#26 - Fighting for Harmony
I was having separate conversations with two young persons about the need to fight for something that is important for one’s wellbeing and integrity. Both were feeling cornered, under-valued, frustrated by their lack of progress in their respective fields. One was in a manufacturing environment and the other in a large administration. The first one had to resort to physical jousting and strong language to get a bully to back away. The second one, the office worker, had been avoiding conflict with a certain co-worker for the better part of the year, and was ready to explode or leave.
When asked what each wanted above all else, they both identified Peace and Harmony in their personal and professional lives as key to their wellbeing.

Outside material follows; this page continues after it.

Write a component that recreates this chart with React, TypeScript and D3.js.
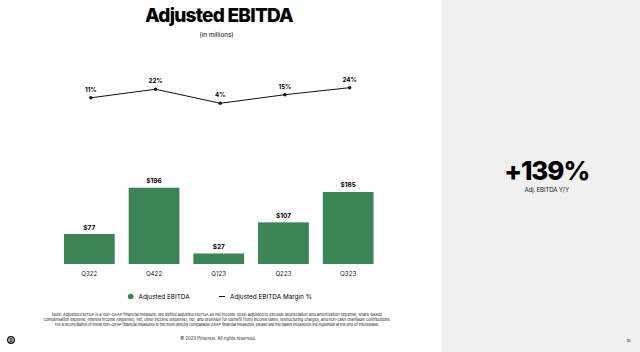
import React, { useEffect, useRef } from "react";
import * as d3 from "d3";

const quarters = ["Q322", "Q422", "Q123", "Q223", "Q323"];
const ebitda = [77, 196, 27, 107, 185];
const margin = [11, 22, 4, 15, 24];

const noteLines = [
  "Note: Adjusted EBITDA is a non-GAAP financial measure. We define adjusted EBITDA as net income (loss) adjusted to exclude depreciation and amortization expense, share-based",
  "compensation expense, interest income (expense), net, other income (expense), net, and provision for (benefit from) income taxes, restructuring charges, and non-cash charitable contributions.",
  "For a reconciliation of these non-GAAP financial measures to the most directly comparable GAAP financial measures, please see the tables included in the Appendix at the end of this release.",
];

const W = 640, H = 352;
const green = "#3a8456";
const font = "Inter, 'Liberation Sans', sans-serif";

export default function App() {
  const ref = useRef<SVGSVGElement>(null);

  useEffect(() => {
    const svg = d3.select(ref.current);
    svg.selectAll("*").remove();

    svg.append("rect").attr("width", W).attr("height", H).attr("fill", "#fff");
    svg.append("rect").attr("x", 442).attr("width", W - 442).attr("height", H).attr("fill", "#f0f0f0");

    // title
    svg.append("text").attr("x", 219).attr("y", 21.5).attr("text-anchor", "middle")
      .style("font-family", font).style("font-weight", 800).style("font-size", "19px")
      .style("letter-spacing", "-0.75px").text("Adjusted EBITDA");
    svg.append("text").attr("x", 216.5).attr("y", 36.5).attr("text-anchor", "middle")
      .style("font-family", font).style("font-size", "6.3px").text("(in millions)");

    // bars
    const x = d3.scaleBand().domain(quarters).range([50, 387.5]).padding(0.216);
    const y = d3.scaleLinear().domain([0, 196]).range([264, 187.7]);

    svg.append("g").selectAll("rect").data(ebitda).enter().append("rect")
      .attr("x", (d, i) => x(quarters[i])!)
      .attr("y", d => y(d))
      .attr("width", x.bandwidth())
      .attr("height", d => y(0) - y(d))
      .attr("fill", green);

    svg.append("g").selectAll("text").data(ebitda).enter().append("text")
      .attr("x", (d, i) => x(quarters[i])! + x.bandwidth() / 2)
      .attr("y", d => y(d) - 4.5)
      .attr("text-anchor", "middle")
      .style("font-family", font).style("font-weight", 700).style("font-size", "6.5px")
      .text(d => "$" + d);

    svg.append("g").selectAll("text").data(quarters).enter().append("text")
      .attr("x", d => x(d)! + x.bandwidth() / 2)
      .attr("y", 275.8)
      .attr("text-anchor", "middle")
      .style("font-family", font).style("font-size", "6.2px").style("fill", "#222")
      .text(d => d);

    // margin line
    const ym = d3.scaleLinear().domain([0, 30]).range([106.4, 83]);
    const xm = (i: number) => x(quarters[i])! + x.bandwidth() / 2 + 1.5;
    const line = d3.line<number>().x((d, i) => xm(i)).y(d => ym(d));
    svg.append("path").datum(margin).attr("d", line)
      .attr("fill", "none").attr("stroke", "#111").attr("stroke-width", 1);
    svg.append("g").selectAll("circle").data(margin).enter().append("circle")
      .attr("cx", (d, i) => xm(i)).attr("cy", d => ym(d)).attr("r", 1.7).attr("fill", "#111");
    svg.append("g").selectAll("text").data(margin).enter().append("text")
      .attr("x", (d, i) => xm(i)).attr("y", d => ym(d) - 6)
      .attr("text-anchor", "middle")
      .style("font-family", font).style("font-weight", 700).style("font-size", "6.2px")
      .text(d => d + "%");

    // legend
    const lg = svg.append("g").style("font-family", font).style("font-size", "6.4px");
    lg.append("circle").attr("cx", 130.7).attr("cy", 296.5).attr("r", 2.8).attr("fill", green);
    lg.append("text").attr("x", 138.5).attr("y", 298.7).text("Adjusted EBITDA");
    lg.append("line").attr("x1", 219).attr("x2", 225).attr("y1", 296.5).attr("y2", 296.5)
      .attr("stroke", "#111").attr("stroke-width", 1);
    lg.append("text").attr("x", 230).attr("y", 298.7).text("Adjusted EBITDA Margin %");

    // note
    svg.append("g").selectAll("text").data(noteLines).enter().append("text")
      .attr("x", 217).attr("y", (d, i) => 316 + i * 5)
      .attr("text-anchor", "middle")
      .attr("textLength", (d, i) => [330, 347, 324][i])
      .style("font-family", font).style("font-size", "4px").style("fill", "#222")
      .text(d => d);

    svg.append("text").attr("x", 218).attr("y", 339.8).attr("text-anchor", "middle")
      .style("font-family", font).style("font-size", "4.3px").style("fill", "#222")
      .text("© 2023 Pinterest. All rights reserved.");

    // logo
    svg.append("circle").attr("cx", 11).attr("cy", 340).attr("r", 3.3)
      .attr("fill", "#fff").attr("stroke", "#111").attr("stroke-width", 1.3);
    svg.append("text").attr("x", 11).attr("y", 342).attr("text-anchor", "middle")
      .style("font-family", font).style("font-weight", 800).style("font-size", "5.5px").attr("fill", "#111").text("p");

    // side stat
    svg.append("text").attr("x", 546.7).attr("y", 180).attr("text-anchor", "middle")
      .style("font-family", font).style("font-weight", 800).style("font-size", "26px")
      .style("letter-spacing", "-1.1px").text("+139%");
    svg.append("text").attr("x", 546.7).attr("y", 192.2).attr("text-anchor", "middle")
      .style("font-family", font).style("font-size", "6.2px").style("fill", "#222")
      .style("letter-spacing", "-0.2px").text("Adj. EBITDA Y/Y");

    svg.append("text").attr("x", 628.5).attr("y", 341.5).attr("text-anchor", "middle")
      .style("font-family", font).style("font-size", "4px").text("10");
  }, []);

  return (
    <svg ref={ref} width={W} height={H} style={{ position: "absolute", left: 0, top: 0, display: "block" }} />
  );
}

Although one was reacting and the other was retreating, both were getting the same result.
Each admitted that the hardest thing to do was to put into a strong, clear, yet respectful language what to say to their nemesis, or to their manager, about what they were experiencing and what they desired. And truthfully, this is the case for most of us. Maybe we’re afraid of opening Pandora’s box, and therefore keep a lid on our feelings and needs. Maybe we don’t believe that our needs are important and say nothing when challenged. Maybe it’s a matter of upbringing when we were unfortunately taught that taking a stand is rude and it just isn’t done. So our short-term exits strategy is Avoidance, hoping the problem will go away or our adversary will miraculously see ‘the light’. In the meantime, we let off steam by talking with anyone who’ll listen, except of course the one who is challenging our peace.
Enough is enough in 2015! By shoring up the courage to speak directly to the challenger, the boss, the significant other, the colleague or even a friend you have disagreement with, you have a fighting chance of creating peace and harmony in your world. It’s true that the conversation may not go the way you’d like. What if the other person dismisses what you say or goes on the offensive? Holding your ground may not seem worth the pain or embarrassment. And yet… when you flex those fighting muscles and prepare for the tough conversation, your determination may be all the warning the other needs to go look elsewhere for a scapegoat or to start taking you seriously. If this doesn’t happen, by all means, go up the chain of command and start the formal complaint process.
In 2015, I encourage you to face forward. Be the courageous person you already know yourself to be. Flex your conversation muscle and speak up; Do so calmly, clearly, and assuredly, regardless of the response. Make your need for peace and harmony a priority in your life.